Two key claims in the PSR line:
PSRs are an alternative to latent-state POMDP belief states: they are grounded in observable predictions and can be at least as compact as minimal latent models in relevant senses (Littman and Sutton 2001; Boots and Gordon 2011).
There is a clean linear-algebraic object—the system-dynamics matrix (rows = histories, columns = tests, entries = conditional test probabilities)—whose rank (“linear dimension”) governs the minimal size of linear PSRs and yields a route to spectral learning (Singh, James, and Rudary 2012; Boots and Gordon 2011).
Learning: modern PSR/TPSR work leverages spectral/subspace algorithms (linear algebra on empirical moments) that are statistically consistent and avoid EM’s local-optimum pathology, at least under standard assumptions (Boots and Gordon 2011).
9 CM vs PSRs: how they line up
They are closer than the naming suggests:
CM’s causal state \(S_t\) is, in effect, the entire conditional law of the future given the past, modulo equality. That is an (often infinite-dimensional) object.
A PSR state \(\mathbf s_t\) is a coordinate chart on (part of) that conditional law: you pick finitely many tests/features of the future and track their conditional probabilities. If your chosen tests span the relevant space (in the linear PSR sense), you can update and predict consistently within that model class (Singh, James, and Rudary 2012; Boots and Gordon 2011).
A useful way to think about it:
- CM is canonical and exact (given the true process), but can be large/infinite and learning it is delicate.

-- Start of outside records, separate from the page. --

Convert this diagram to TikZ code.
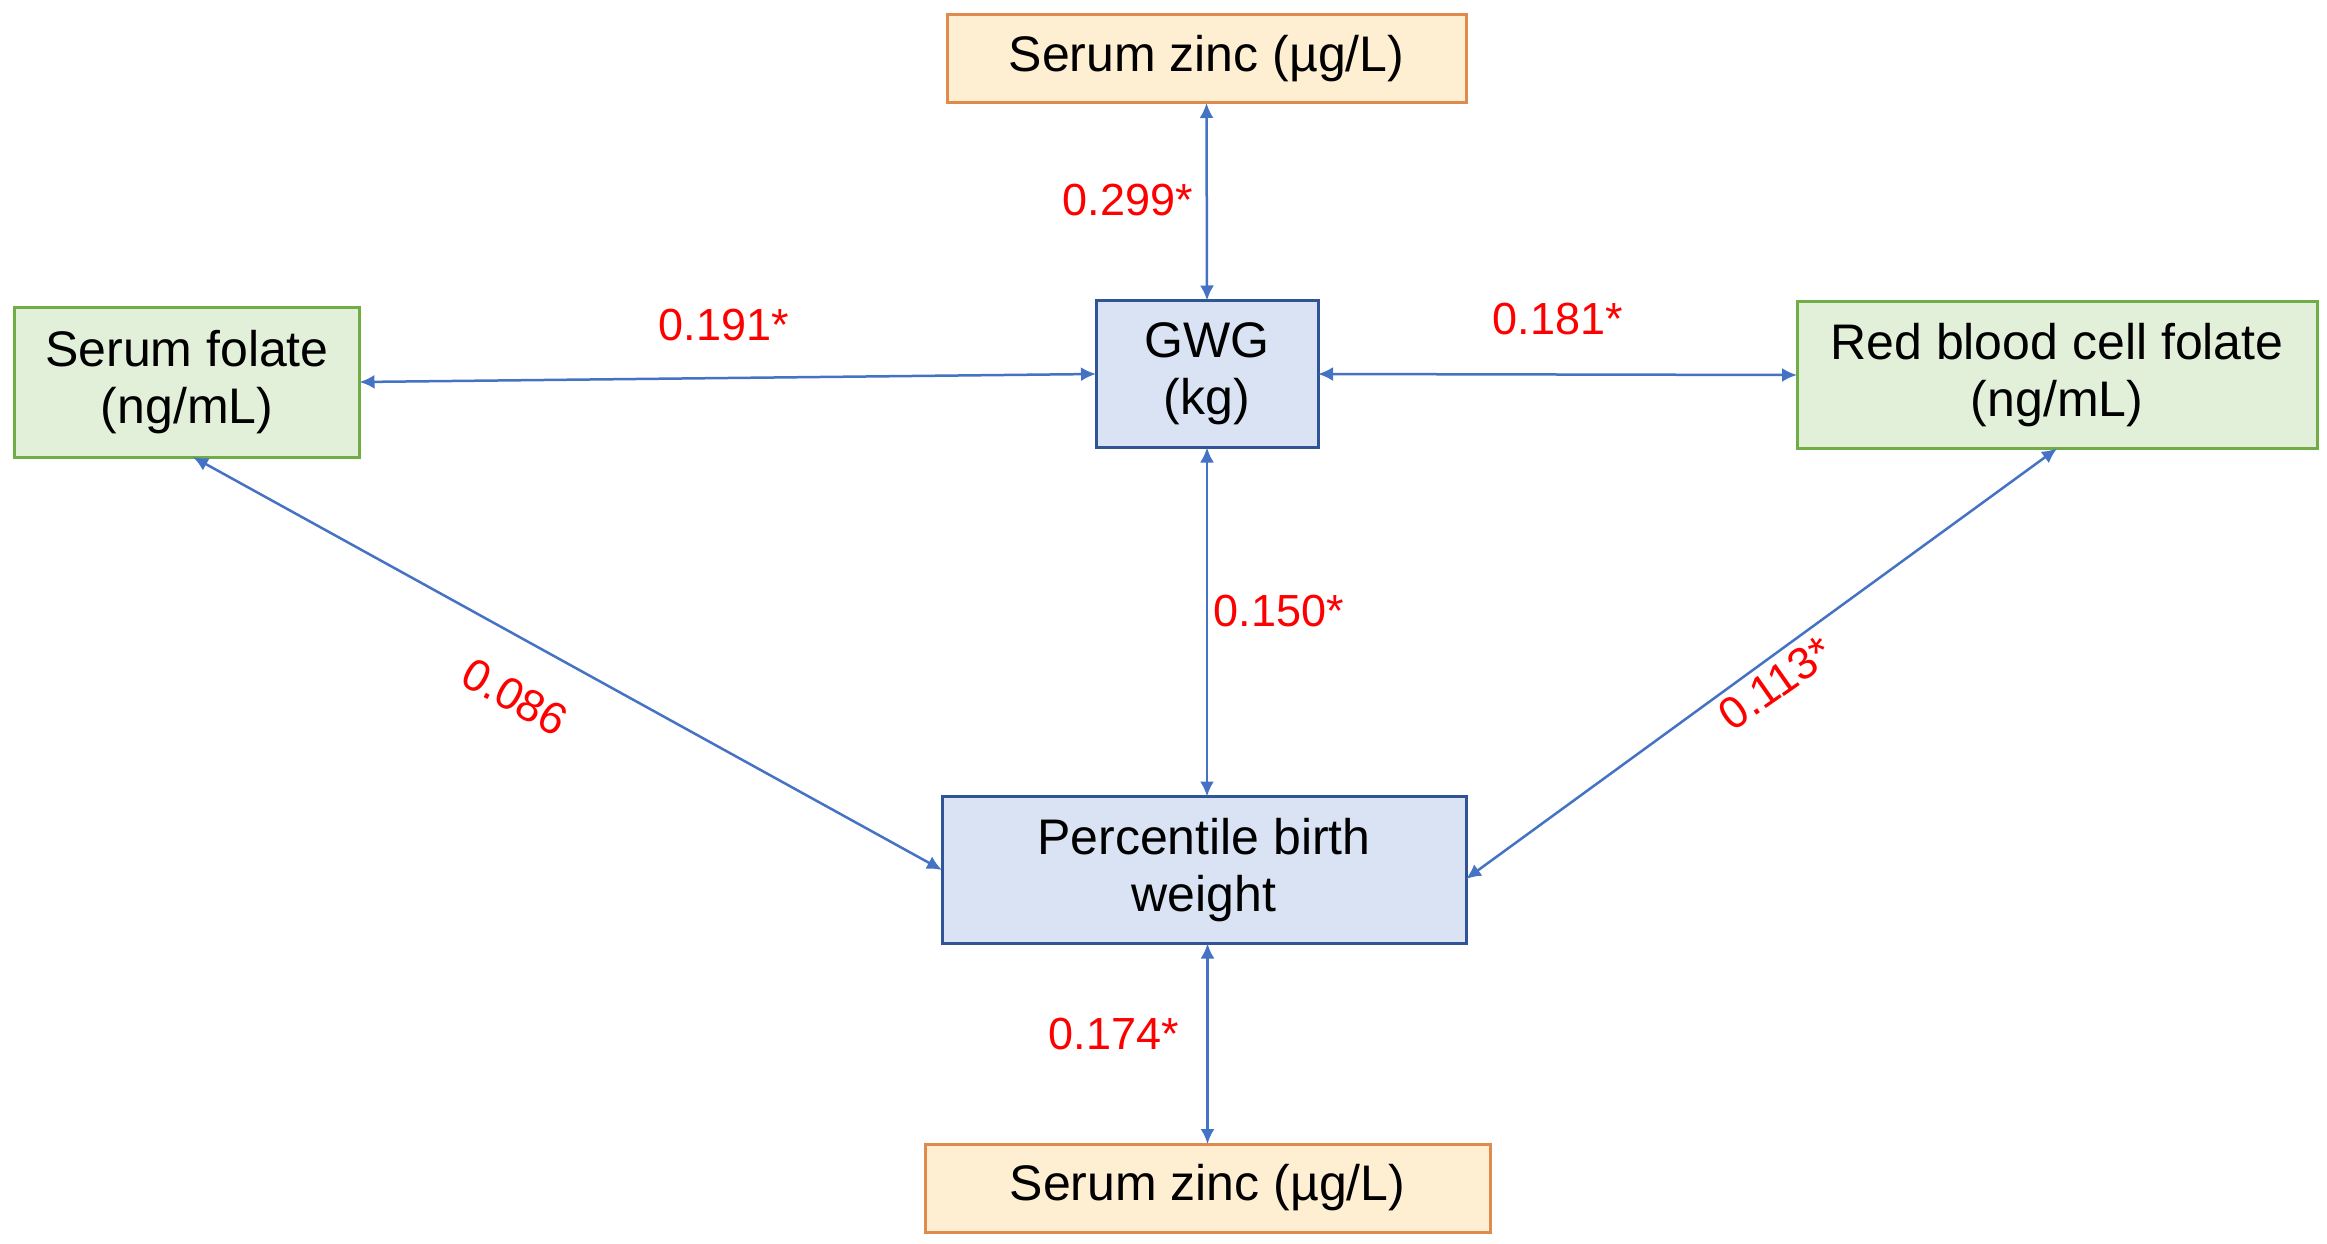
\documentclass[tikz,border=0pt]{standalone}
\usepackage{fontspec}
\setmainfont{Liberation Sans}
\usetikzlibrary{arrows.meta}
\definecolor{arrowblue}{HTML}{4472C4}
\definecolor{bluefill}{HTML}{DAE3F3}
\definecolor{blueline}{HTML}{2F5597}
\definecolor{greenfill}{HTML}{E2F0D9}
\definecolor{greenline}{HTML}{70AD47}
\definecolor{orangefill}{HTML}{FFEFD2}
\definecolor{orangeline}{HTML}{E08A4E}
\definecolor{labred}{HTML}{FF0000}
\tikzset{
  boxbase/.style={rectangle, draw, line width=3pt, inner sep=0pt, outer sep=0pt, align=center,
    font=\fontsize{50}{57}\selectfont, text=black},
  bluebox/.style={boxbase, fill=bluefill, draw=blueline},
  greenbox/.style={boxbase, fill=greenfill, draw=greenline},
  orangebox/.style={boxbase, fill=orangefill, draw=orangeline},
  link/.style={draw=arrowblue, line width=2.5pt, {Latex[length=15pt,width=14pt]}-{Latex[length=15pt,width=14pt]}},
  coef/.style={text=labred, font=\fontsize{45}{50}\selectfont, inner sep=0pt}
}
\begin{document}
\begin{tikzpicture}[x=1pt,y=-1pt]
\useasboundingbox (0,0) rectangle (2327,1244);
\node[orangebox, minimum width=519pt, minimum height=88pt] (zt) at (1206.5,59) {Serum zinc (µg/L)};
\node[bluebox, minimum width=222pt, minimum height=147pt] (gwg) at (1207,374) {GWG\\(kg)};
\node[greenbox, minimum width=345pt, minimum height=150pt] (sf) at (187,382) {Serum folate\\(ng/mL)};
\node[greenbox, minimum width=520pt, minimum height=147pt] (rbc) at (2057,375) {Red blood cell folate\\(ng/mL)};
\node[bluebox, minimum width=524pt, minimum height=147pt] (pbw) at (1204,870) {Percentile birth\\weight};
\node[orangebox, minimum width=565pt, minimum height=88pt] (zb) at (1207.5,1188) {Serum zinc (µg/L)};

\draw[link] (zt.south) -- (gwg.north);
\draw[link] (sf.east) -- (gwg.west);
\draw[link] (gwg.east) -- (rbc.west);
\draw[link] (gwg.south) -- (gwg.south |- pbw.north);
\draw[link] ([xshift=6pt]sf.south) -- (pbw.west);
\draw[link] (rbc.south) -- ([yshift=-9pt]pbw.east);
\draw[link] (pbw.south -| zb.north) -- (zb.north);

\node[coef] (l1) at (1128,200) {0.299*};
\node[coef] (l2) at (724,325) {0.191*};
\node[coef] (l3) at (1558,319) {0.181*};
\node[coef] (l4) at (1279,611) {0.150*};
\node[coef, rotate=-29] (l5) at (515,697) {0.086};
\node[coef, rotate=35] (l6) at (1776,683) {0.113*};
\node[coef] (l7) at (1114,1034) {0.174*};
\end{tikzpicture}
\end{document}
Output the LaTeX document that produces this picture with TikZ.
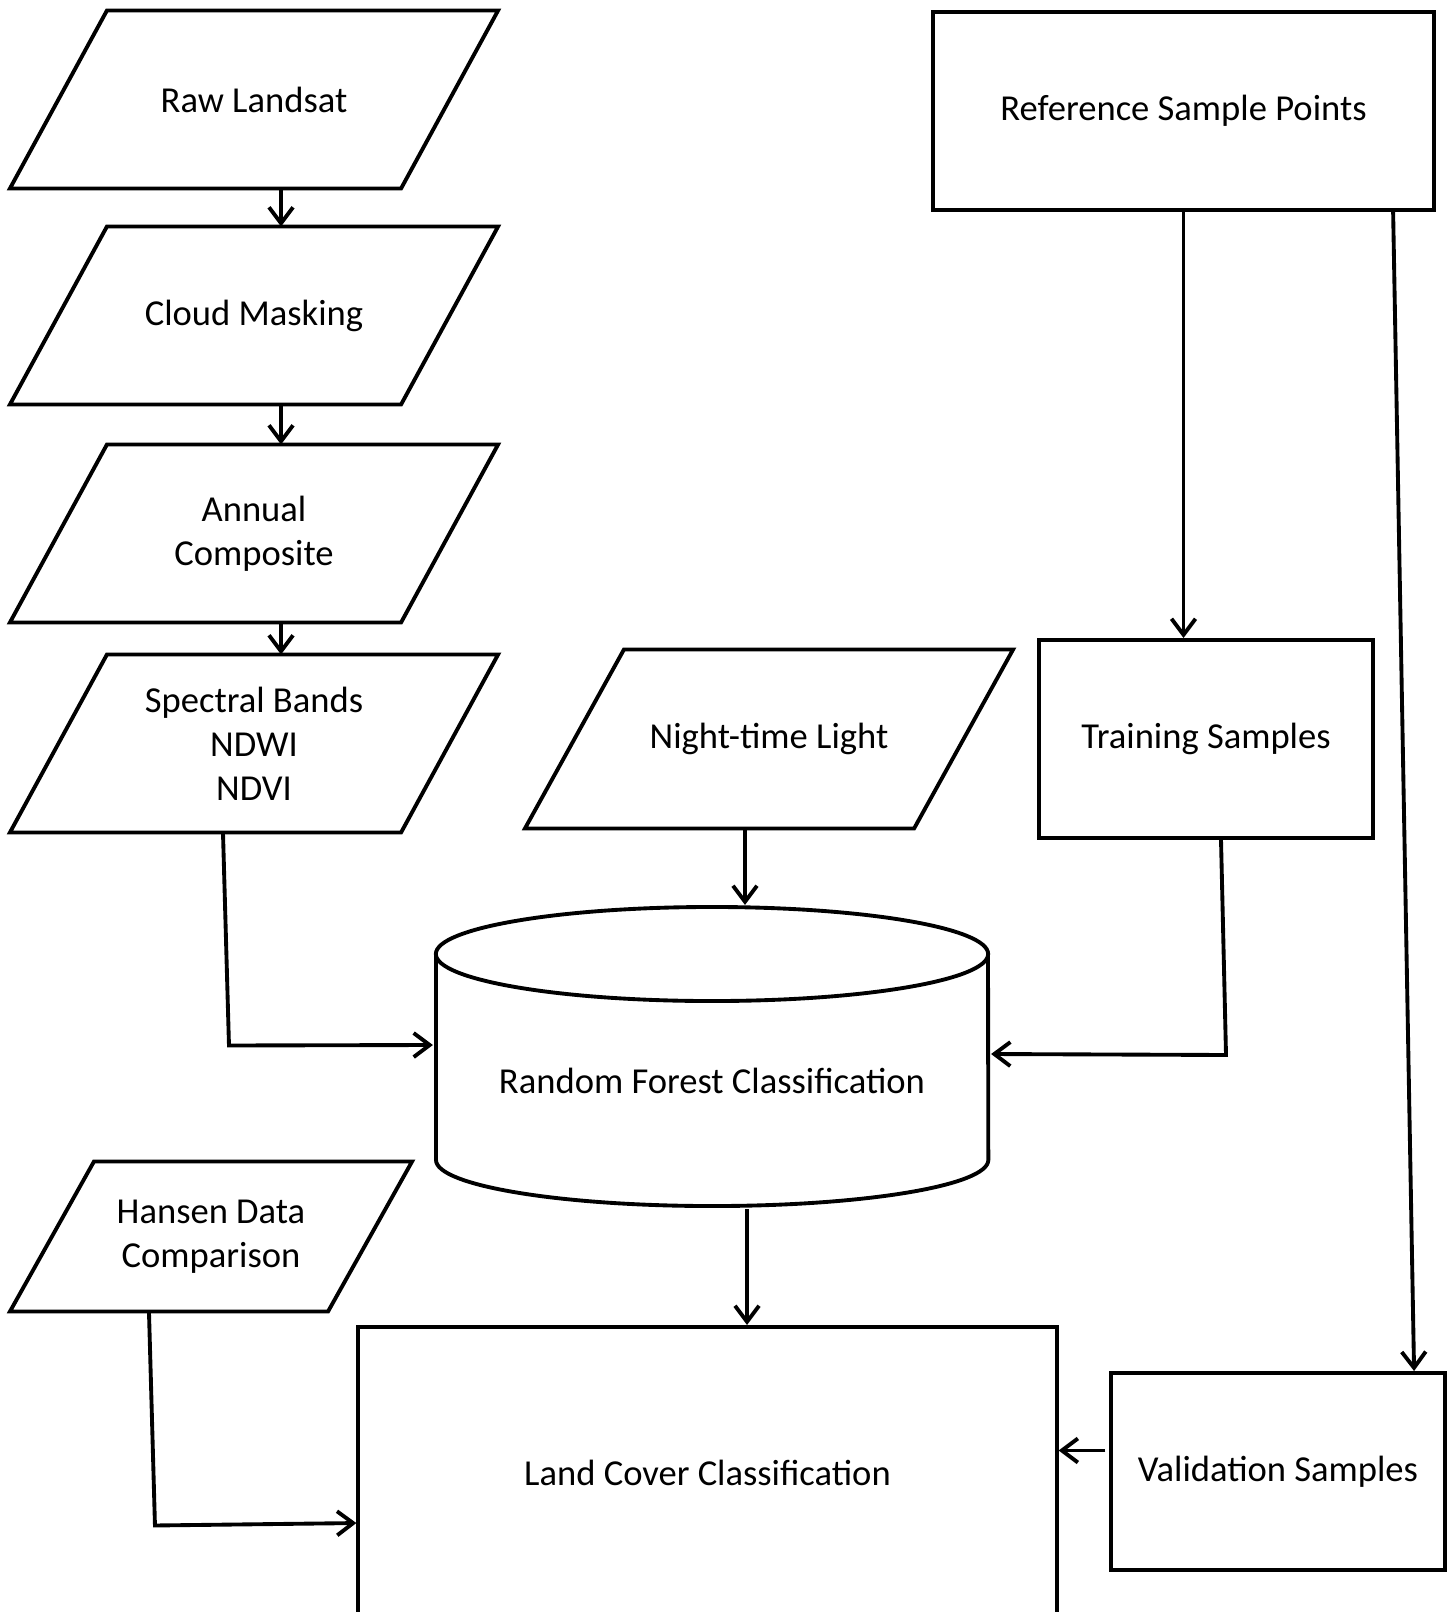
\documentclass[tikz,border=0pt]{standalone}
\usepackage{fontspec}
\setmainfont{Carlito}
\usepackage{tikz}
\usetikzlibrary{arrows.meta,positioning}

\begin{document}
\begin{tikzpicture}[x=0.01cm, y=-0.01cm, line width=1.1pt,
    >={Straight Barb[length=1.6mm,width=2.4mm]},
    every node/.style={font=\fontsize{10.4}{12.5}\selectfont, align=center},
    io/.style={rectangle, inner sep=0pt, minimum width=4.84cm, minimum height=1.74cm},
    box/.style={draw, rectangle, inner sep=0pt}]
    \useasboundingbox (0,0) rectangle (1450,1612);
    \clip (0,0) rectangle (1450,1612);

    % input chain on the left
    \node[io] (raw) at (254,99.5) {Raw Landsat};
    \node[io] (cloud) at (254,315.5) {Cloud Masking};
    \node[io] (annual) at (254,533.5) {Annual\\Composite};
    \node[io] (spec) at (254,743.5) {Spectral Bands\\NDWI\\NDVI};
    \node[io, minimum height=1.75cm] (night) at (769,739) {Night-time Light};
    \node[io, minimum width=3.98cm, minimum height=1.46cm] (hansen) at (211,1236.5) {Hansen Data\\Comparison};
    \foreach \n/\s in {raw/97, cloud/97, annual/97, spec/97, night/99, hansen/84}
        \draw ([xshift=\s*0.01cm]\n.north west) -- (\n.north east)
            -- ([xshift=-\s*0.01cm]\n.south east) -- (\n.south west) -- cycle;

    % sample boxes
    \node[box, minimum width=5.0cm, minimum height=1.98cm] (ref) at (1183.5,111) {Reference Sample Points};
    \node[box, minimum width=3.33cm, minimum height=1.98cm] (train) at (1206,739) {Training Samples};
    \node[box, minimum width=3.33cm, minimum height=1.97cm] (val) at (1278,1471.5) {Validation Samples};
    \node[box, minimum width=6.98cm, minimum height=2.92cm] (land) at (707.5,1473) {Land Cover Classification};

    % classifier drum
    \node[minimum width=5.54cm, minimum height=3cm, inner sep=0pt,
        label={[yshift=-0.24cm]center:Random Forest Classification}] (rf) at (712,1057) {};
    \draw (712,954) ellipse [x radius=2.76cm, y radius=0.47cm];
    \draw (436,954) -- (436,1160) arc[start angle=180, end angle=360, x radius=2.76cm, y radius=0.46cm] -- (988,954);

    \draw[->] ([xshift=0.27cm]raw.south) -- ([xshift=0.27cm]cloud.north);
    \draw[->] ([xshift=0.27cm]cloud.south) -- ([xshift=0.27cm]annual.north);
    \draw[->] ([xshift=0.27cm]annual.south) -- ([xshift=0.27cm]spec.north);
    \draw[->] ([xshift=-0.31cm]spec.south) -- ++(6,213) -- ([yshift=0.12cm]rf.west);
    \draw[->] ([xshift=-0.24cm]night.south) -- ([xshift=-0.24cm]night.south |- rf.north);
    \draw[->] (ref.south) -- (ref.south |- train.north);
    \draw[->] ([xshift=2.095cm]ref.south) -- ([xshift=1.36cm]val.north);
    \draw[->] ([xshift=0.15cm]train.south) -- ++(5,215) -- ([yshift=0.03cm]rf.east);
    \draw[->] ([xshift=0.35cm]rf.south) -- ([xshift=0.35cm]rf.south |- land.north);
    \draw[->] ([yshift=0.21cm,xshift=-0.04cm]val.west) -- ([yshift=0.21cm]val.west -| land.east);
    \draw[->] ([xshift=-0.62cm]hansen.south) -- ++(6,214) -- ([yshift=-0.5cm]land.west);
\end{tikzpicture}
\end{document}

- PSRs are explicitly model-class/feature dependent, but often yield finite-dimensional, learnable representations with efficient spectral methods, especially in controlled settings.
10 Minimal reading path
- CM foundations and optimality/uniqueness of causal states and ε-machines: (Shalizi and Crutchfield 2000).
- PSR foundations and the “two dominant approaches” (history vs generative) framing: (Littman and Sutton 2001).
- PSRs as a general theory with system-dynamics matrix and comparisons to Markov/HMM/POMDP: (Singh, James, and Rudary 2012).
- Spectral PSR/TPSR learning perspective and terminology (tests, histories) in a compact form: (Boots and Gordon 2011).